George Bass Surfboat & Ski Marathon

What is the George Bass Marathon?
About the George BassThe George Bass Marathon is 44 years old this year, a phenomenal feat in today’s high pressure sporting environment. It is the longest and toughest surfboat marathon in the world.

The Beginning
Let’s do a little history brief to start with. The very first Bass was run in 1975 with 12 crews including one from Atlantic College in Wales competing. This race was the first time sliding seats had been used in open water surfboat racing. Clubs who contested race 1 in order of finish: Cronulla, Bulli, Point Lonsdale, Burning Palms, Long Reef, Moruya, Seaspray, Portsea, Tathra, Maroubra & Mona Vale.
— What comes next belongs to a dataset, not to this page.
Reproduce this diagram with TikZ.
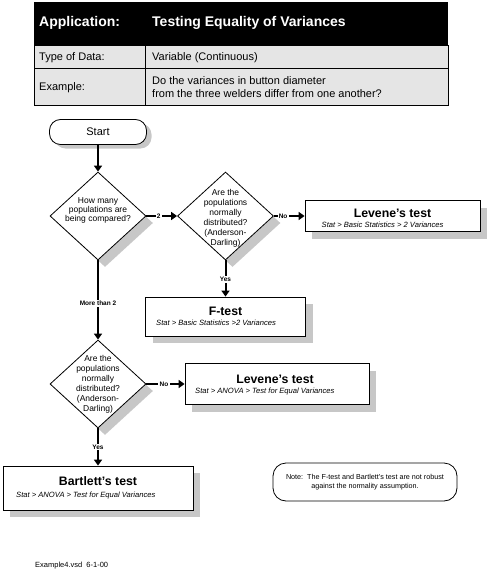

The race was the brainchild of Bega Newspaper editor Curly Annabel as he came up with the concept of tracing part of the journey of early explorer Surgeon Commander George Bass in 1797. Surgeon Commander Bass with a crew of 6-navel oarsman rowed a longboat not unlike surf’s original double-ended clinker from Port Phillip down the NSW coast and around the southern end on Victoria mapping the coastline as they went. Annabel was at first thought mad and received no support, until then NSW State Secretary and Cronulla boat sweep, the legendary Nick Dixon, took up the cause and the rest, as they say, is history.

Dixon became the driving force behind recruiting initial entries and also trained and swept the Cronulla crew to a resounding victory. The level of professionalism shown by Cronulla in 1975 was the benchmark for all future races. About half the fleet used sliding seats while the rest of the crews used the Vaseline shorts, which was the standard short course method of the time. You should have seen the blisters on hands and bums especially the crews not on sliders, but that’s another story best left for the campfire.